Monday, June 22, 2009

What 'culture of choice'?

Last month Patrick Deneen discussed the contradictions of the rootless academic who is caught in the trap of inauthenticity: he propounds a life of “localism and community” on the internet and in the academy, two institutions which tend to dissolve what he professes to love.

Criticisms of would-be localists are easy to write: some haven’t been home in years. They murmur about loving “the idea of place,” rather than about the charming and dirty realities of one particular place. They only have time to theorize because of the productivity and efficiency of the economic system they often disdain.

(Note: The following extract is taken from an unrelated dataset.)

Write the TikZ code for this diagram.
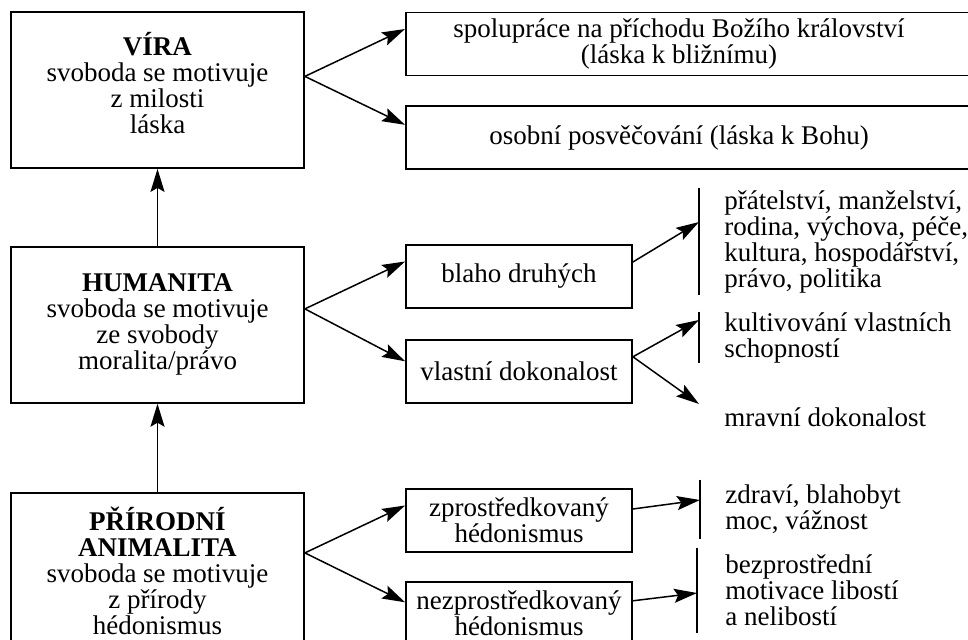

Deneen himself writes that the arguments of his compatriots at Front Porch Republic
…are almost everywhere and always paradoxical, if not contradictory - arguing on behalf of communities and a culture in which choice and escape and individual self-assertion is subordinated, yet urging the embrace of these ways as a matter of choice and self-assertion. This paradox is forced upon anyone making these arguments by a culture that renders everything into a choice.


But how many of us really live in a “culture of choice”?

Many do not.

Circumstance, family concerns, health problems, lack of opportunities or simple lethargy encourage many to stay put without ever having to make an explicit rejection of “choice and escape.” While George Bailey almost left Bedford Falls several times, some of us never even became near-escapees.
We live within a thirty-minute drive of our birthplace and in the religion of our forefathers. We know the quirks of our area’s history and we can spot the landmarks even amid the suburban neighborhoods that have grown around them.

We try to place our fellow locals by what high school and what year they graduated in. And we wonder who all these people from out of state are and what they doing to change us.

For those of us settling into a career and starting a family, our regular choices may be no more substantive than what to watch on television, what or who to have for dinner, and what to do on the weekend.

We’re simply too busy or too non-wealthy to live in this “culture of choice” lauded by some and condemned by others.

Yet for all their abstractions and anti-abstractions, FPR writers and other localists help those of us who, because of forces beyond our control, have been extricated from the meritocratic amoeba but wonder why we are nevertheless content.
While many such authors may be mirror images of those they criticize, they speak for many of us who are not.